Tuttavia, a ben vedere, qualora venga effettivamente esercitata un’azione civile pretestuosa, il danno ingiusto che si prospetta non è tanto un’eventuale soccombenza del convenuto/minacciato, quanto la mera prosecuzione dell’azione civile “strumentale”; fatto quest’ultimo che comporta di per sé la necessità di doversi difendere ed affrontare i relativi disagi e costi. La prospettiva della verificazione di tali danni (morali e materiali), d'altra parte, è esclusivamente dipendente dalla volontà dell’attore, che potrebbe in ogni momento rinunciare agli atti ed estinguere il processo; e i danni medesimi, infine, possono certamente qualificarsi come “ingiusti” qualora l’azione risulti completamente “strumentale”.

Né, a parere dello scrivente, è da ritenersi accettabile l’argomento, che costituisce peraltro un obiter nella tesi della Corte, secondo cui la condanna al pagamento di una somma in caso di lite temeraria (ex art. 96 c.p.c.) basta comunque a scongiurare la dannosità, per il convenuto/minacciato, del pregiudizio derivante dal semplice fatto di doversi difendere in un processo civile. In effetti, la mera prospettiva di un risarcimento all'esito di un processo civile in tre gradi di giudizio (con i tempi lunghi che notoriamente affliggono la giustizia italiana) non può ritenersi idonea a controbilanciare la prospettiva attuale dei pregiudizi immediatamente connessi alla prosecuzione di un giudizio civile, il cui esito favorevole per il convenuto – oltre tutto – non può mai essere dato per scontato, per quanto strumentale e temeraria possa essere la lite.

Quest'ultima prospettiva, d'altra parte, è certamente in grado di influire su quella "libertà di autodeterminazione e di azione degli organi pubblici" che costituisce il bene giuridico tutelato dall'art. 336 c.p., come ben dimostra proprio il caso esaminato dalla Corte.

 

5. Sia consentita, infine, un’ultima considerazione.

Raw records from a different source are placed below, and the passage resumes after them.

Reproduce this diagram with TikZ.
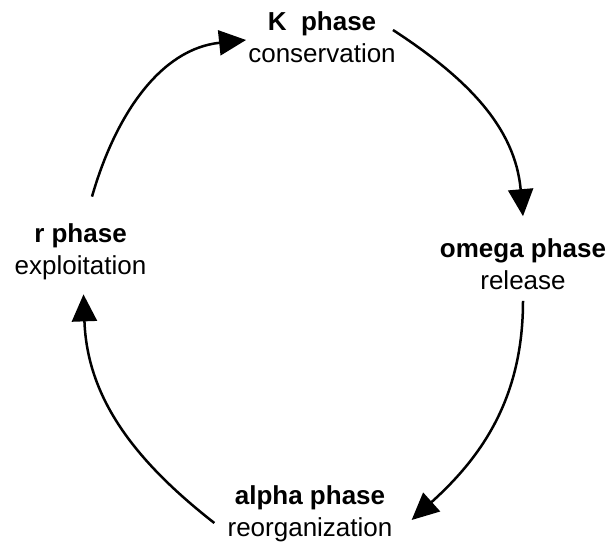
\documentclass[tikz,border=0pt]{standalone}
\usepackage{fontspec}
\setmainfont{Liberation Sans}
\usetikzlibrary{arrows.meta}

\begin{document}
\begin{tikzpicture}[x=1pt, y=1pt, ->, >={Triangle[length=27pt,width=25pt]}, line width=2.5pt,
  every node/.style={align=center, inner sep=0pt, font=\fontsize{26}{32}\selectfont}]
\path[use as bounding box] (0,0) rectangle (612,544);
\node (K) at (322,507) {\textbf{K\ \ phase}\\conservation};
\node (omega) at (523,280) {\textbf{omega phase}\\release};
\node (alpha) at (310,30) {\textbf{alpha phase}\\reorganization};
\node (r) at (80.5,292) {\textbf{r phase}\\exploitation};
\path ([shift={(11.5,26)}]r.north) edge[out=74, in=186] ([shift={(-1,-3)}]K.west);
\path ([shift={(-4,7)}]K.east) edge[out=-33, in=95] ([shift={(0,21)}]omega.north);
\path ([shift={(0,-10)}]omega.south) edge[out=-90, in=42] ([shift={(18,-6)}]alpha.east);
\path ([shift={(-12,-9)}]alpha.west) edge[out=142, in=-88] ([shift={(3,-13)}]r.south);
\end{tikzpicture}
\end{document}
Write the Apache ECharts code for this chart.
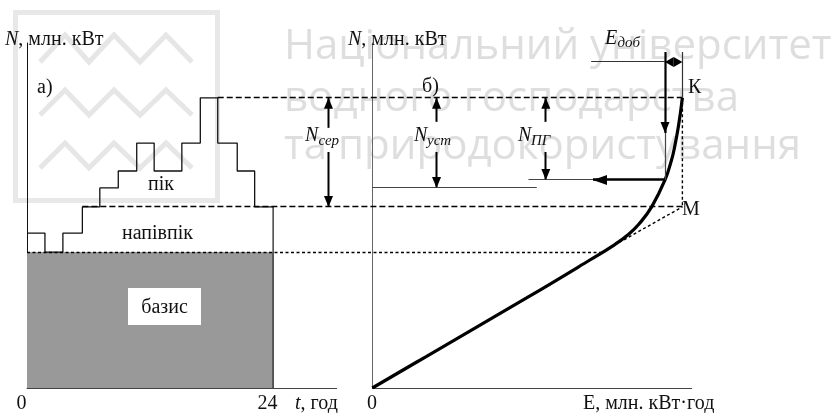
<!DOCTYPE html>
<html>
<head>
<meta charset="utf-8">
<script src="https://cdn.jsdelivr.net/npm/echarts@6/dist/echarts.min.js"></script>
<style>
html, body { margin: 0; padding: 0; background: #fff; }
#c { width: 839px; height: 413px; }
</style>
</head>
<body>
<div id="c"></div>
<script>
// ---- a) daily load schedule: interval boundaries (hours) and power in each interval
const loadHours  = [0, 1.75, 3.5, 5.4, 7.1, 8.9, 10.7, 12.4, 15.1, 16.9, 18.6, 20.5, 22.2, 24];
const loadLevels = [44.9, 39.4, 44.9, 52.5, 58.0, 62.9, 71.0, 62.9, 71.0, 84.1, 71.0, 62.9, 52.5];
const baseLevel = 39.4;      // top of the base zone
const halfPeakLevel = 52.5;  // top of the half-peak zone
const peakLevel = 84.1;      // daily maximum
const dayEnd = 24;
const hourTicks = ['0', '24'];

// ---- б) integral curve of the load: energy E versus power N
const curveE = [0, 17.5, 49.7, 70.1, 78.0, 82.5, 86.0, 90.0, 94.3, 96.4, 97.2, 98.6, 99.9];
const curveN = [0, 9.2, 26.1, 37.1, 41.5, 44.5, 47.6, 52.5, 60.3, 66.1, 69.0, 75.7, 84.1];
const tangentE = [78.0, 99.9];
const tangentN = [41.4, 52.5];
const energyTicks = ['0'];

// ---- capacities and energies marked on panel б)
const ustLevel = 58.0;     // N уст
const pgLevel = 60.3;      // N ПГ
const edobLevel = 94.5;    // height of the E доб dimension line
const guideTop = 97.4;     // upper end of the guide lines
const edobLineStartE = 70.5;
const pgLineStartE = 50.3;
const pgArrowTipE = 71.1;
const pgDownTipN = 73.9;
const ustLineEndE = 53.0;
const serAxisT = 29.4;     // position of the N сер dimension
const ustAxisE = 20.7;
const pgAxisE = 55.9;

const SERIF = '"Liberation Serif", "Times New Roman", serif';
const SANS = '"Open Sans", "DejaVu Sans", sans-serif';
const INK = '#000';
const FS = 20;   // main caption size
const SUB = 15;  // subscript size

function curveAt(n) {
  for (let i = 1; i < curveN.length; i++) {
    if (n <= curveN[i]) {
      const k = (n - curveN[i - 1]) / (curveN[i] - curveN[i - 1]);
      return curveE[i - 1] + k * (curveE[i] - curveE[i - 1]);
    }
  }
  return curveE[curveE.length - 1];
}

const stepData = loadLevels.map((v, i) => [loadHours[i], v]);
stepData.push([loadHours[loadHours.length - 1], loadLevels[loadLevels.length - 1]]);
const curveData = curveE.map((e, i) => [e, curveN[i]]);
const kE = curveE[curveE.length - 1];

const chart = echarts.init(document.getElementById('c'));

const hiddenAxisParts = {
  axisTick: { show: false }, axisLabel: { show: false }, splitLine: { show: false }
};

chart.setOption({
  animation: false,
  backgroundColor: '#fff',
  grid: [
    { left: 27, top: 43, width: 309.7, height: 345 },
    { left: 372.3, top: 43, width: 319.4, height: 345 }
  ],
  xAxis: [
    Object.assign({ type: 'value', gridIndex: 0, min: 0, max: 30.2,
      axisLine: { onZero: false, lineStyle: { color: '#444', width: 1 } } }, hiddenAxisParts),
    Object.assign({ type: 'value', gridIndex: 1, min: 0, max: 102.9,
      axisLine: { onZero: false, lineStyle: { color: '#444', width: 1 } } }, hiddenAxisParts)
  ],
  yAxis: [
    Object.assign({ type: 'value', gridIndex: 0, min: 0, max: 100,
      axisLine: { show: true, onZero: false, lineStyle: { color: '#111', width: 1 } } }, hiddenAxisParts),
    Object.assign({ type: 'value', gridIndex: 1, min: 0, max: 100,
      axisLine: { show: true, onZero: false, lineStyle: { color: '#666', width: 1 } } }, hiddenAxisParts)
  ],
  series: [
    { // base zone
      type: 'line', xAxisIndex: 0, yAxisIndex: 0, symbol: 'none', silent: true,
      data: [[0, baseLevel], [dayEnd, baseLevel]],
      lineStyle: { width: 0 },
      areaStyle: { color: '#999999', opacity: 1 }
    },
    { // end of the day
      type: 'line', xAxisIndex: 0, yAxisIndex: 0, symbol: 'none', silent: true,
      data: [[dayEnd, 0], [dayEnd, halfPeakLevel]],
      lineStyle: { color: '#222', width: 1.3 }
    },
    { // stepped load schedule
      type: 'line', step: 'end', xAxisIndex: 0, yAxisIndex: 0, symbol: 'none', silent: true,
      data: stepData,
      lineStyle: { color: '#111', width: 1.3 }
    },
    { // integral curve
      type: 'line', xAxisIndex: 1, yAxisIndex: 1, symbol: 'none', silent: true,
      data: curveData, smooth: 0.45,
      lineStyle: { color: '#000', width: 3.2 }, z: 5
    },
    { // straight continuation of the lower part of the curve up to M
      type: 'line', xAxisIndex: 1, yAxisIndex: 1, symbol: 'none', silent: true,
      data: tangentE.map((e, i) => [e, tangentN[i]]),
      lineStyle: { color: INK, width: 1.4, type: [3, 2.5] }
    },
    { // K - M
      type: 'line', xAxisIndex: 1, yAxisIndex: 1, symbol: 'none', silent: true,
      data: [[kE, peakLevel], [kE, halfPeakLevel]],
      lineStyle: { color: INK, width: 1.4, type: [3, 2.5] }
    }
  ]
});

const snap = v => Math.round(v - 0.5) + 0.5;
const L = (x, y) => chart.convertToPixel({ gridIndex: 0 }, [x, y]);
const R = (x, y) => chart.convertToPixel({ gridIndex: 1 }, [x, y]);
const els = [];

function line(a, b, st) {
  let [x1, y1] = a, [x2, y2] = b;
  if (Math.abs(y1 - y2) < 0.01) { y1 = y2 = snap(y1); }
  if (Math.abs(x1 - x2) < 0.01) { x1 = x2 = snap(x1); }
  els.push({ type: 'line', z: 50, silent: true,
    shape: { x1, y1, x2, y2 },
    style: Object.assign({ stroke: INK, lineWidth: 1 }, st || {}) });
}
function head(tip, from, len, w) {
  const dx = tip[0] - from[0], dy = tip[1] - from[1];
  const d = Math.hypot(dx, dy), ux = dx / d, uy = dy / d;
  const bx = tip[0] - ux * len, by = tip[1] - uy * len;
  els.push({ type: 'polygon', z: 51, silent: true,
    shape: { points: [tip, [bx - uy * w / 2, by + ux * w / 2], [bx + uy * w / 2, by - ux * w / 2]] },
    style: { fill: INK } });
}
function arrow(from, tip, lw, len, w) {
  line(from, tip, { lineWidth: lw });
  head(tip, from, len || 11, w || 9);
}
function txt(str, x, baseline, size, opt) {
  opt = opt || {};
  els.push({ type: 'text', z: 60, silent: true, x: x, y: baseline - 0.27 * size,
    style: { text: str, font: (opt.italic ? 'italic ' : '') + size + 'px ' + SERIF,
      fill: '#111', align: opt.align || 'left', verticalAlign: 'middle', rich: opt.rich } });
}

// watermark: logo frame with zigzags and the university name
els.push({ type: 'rect', z: -10, silent: true, shape: { x: 15.5, y: 12.5, width: 202, height: 188 },
  style: { fill: 'none', stroke: '#e8e8e8', lineWidth: 5 } });
[[35, 62], [90, 115], [143, 168]].forEach(([top, bot]) => {
  const xs = [40, 65, 89, 114, 140, 166, 192];
  els.push({ type: 'polyline', z: -10, silent: true,
    shape: { points: xs.map((x, i) => [x, i % 2 ? top : bot]) },
    style: { stroke: '#e6e6e6', lineWidth: 5, fill: 'none' } });
});
['Національний університет', 'водного господарства', 'та природокористування'].forEach((s, i) => {
  els.push({ type: 'text', z: -10, silent: true, x: 284, y: [62, 114, 162][i] - 15,
    style: { text: s, font: '42px ' + SANS, fill: '#dedede', align: 'left', verticalAlign: 'middle' } });
});

// long dashed levels reaching across both panels
line(L(loadHours[10], peakLevel), R(kE, peakLevel), { lineDash: [6, 3], lineWidth: 1.6 });
line(L(loadHours[3], halfPeakLevel), R(kE, halfPeakLevel), { lineDash: [6, 3], lineWidth: 1.6 });
line(L(0, baseLevel), R(curveAt(baseLevel), baseLevel), { lineDash: [3, 2.5], lineWidth: 1.5 });

// N сер
{
  const top = L(serAxisT, peakLevel), bot = L(serAxisT, halfPeakLevel);
  arrow([top[0], top[1] + 30], top, 2);
  arrow([bot[0], 152], bot, 2);
}
// N уст
{
  const top = R(ustAxisE, peakLevel), bot = R(ustAxisE, ustLevel);
  arrow([top[0], top[1] + 24], top, 2);
  arrow([bot[0], 152], bot, 2);
  line(R(0, ustLevel), R(ustLineEndE, ustLevel), { stroke: '#444', lineWidth: 1.2 });
}
// N ПГ
{
  const top = R(pgAxisE, peakLevel), bot = R(pgAxisE, pgLevel);
  arrow([top[0], top[1] + 24], top, 2);
  arrow([bot[0], 152], bot, 2);
  const eCurve = curveAt(pgLevel);
  line(R(pgLineStartE, pgLevel), R(pgArrowTipE, pgLevel), { stroke: '#444', lineWidth: 1.2 });
  arrow(R(eCurve, pgLevel), R(pgArrowTipE, pgLevel), 2.4, 14, 10);
  // energy transferred down from E доб
  arrow(R(eCurve, guideTop), R(eCurve, pgDownTipN), 2.2, 11, 9);
  line(R(eCurve, pgDownTipN), R(eCurve, pgLevel), { stroke: '#444', lineWidth: 1.2 });
  // E доб dimension
  line(R(edobLineStartE, edobLevel), R(eCurve, edobLevel), { stroke: '#333', lineWidth: 1.2 });
  line(R(kE, guideTop), R(kE, peakLevel), { stroke: '#333', lineWidth: 1.2 });
  const a = R(eCurve, edobLevel), b = R(kE, edobLevel), mid = [(a[0] + b[0]) / 2, a[1]];
  head(a, mid, (b[0] - a[0]) / 2, 10);
  head(b, mid, (b[0] - a[0]) / 2, 10);
}

// base zone caption box
els.push({ type: 'rect', z: 55, silent: true, shape: { x: 128, y: 288, width: 73, height: 37 },
  style: { fill: '#fff' } });

// texts
const rich = { i: { fontStyle: 'italic', fontFamily: SERIF, fontSize: FS } };
txt('{i|N}, млн. кВт', 5, 45, FS, { rich });
txt('{i|N}, млн. кВт', 348, 45, FS, { rich });
txt('а)', 37, 93, FS);
txt('б)', 422, 92, FS);
txt('пік', 148, 190, FS);
txt('напівпік', 122, 239, FS);
txt('базис', 164.5, 313, FS, { align: 'center' });
txt(hourTicks[0], 21.5, 409, FS, { align: 'center' });
txt(hourTicks[1], 267.5, 409, FS, { align: 'center' });
txt('{i|t}, год', 295, 409, FS, { rich });
txt(energyTicks[0], 372, 409, FS, { align: 'center' });
txt('E, млн. кВт·год', 583, 409, FS);
txt('К', 688, 93, FS);
txt('М', 682, 215, FS);
txt('N', 305, 141, FS, { italic: true });
txt('сер', 318.5, 145, SUB, { italic: true });
txt('N', 414, 141, FS, { italic: true });
txt('уст', 427, 145, SUB, { italic: true });
txt('N', 518, 141, FS, { italic: true });
txt('ПГ', 531, 145, SUB, { italic: true });
txt('E', 605, 44, FS, { italic: true });
txt('доб', 617.5, 47.5, SUB, { italic: true });

chart.setOption({ graphic: { elements: els } });
</script>
</body>
</html>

Ci si chiede, infatti, se possa considerarsi davvero “coerente” un sistema penale che ­da un lato riconosce la penale responsabilità di chi pretestuosamente, al fine indurre un testimone a ritrattare quanto dichiarato, prospetta l’esercizio di un’azione civile contro di lui; mentre dall’altro assolve chi effettivamente propone l’azione anche qualora, al di là di ogni ragionevole dubbio, possa dimostrarsi che l’azione sia stata esercitata al solo fine di indurre l’ipotetico testimone a non adempiere ai doveri del proprio ufficio.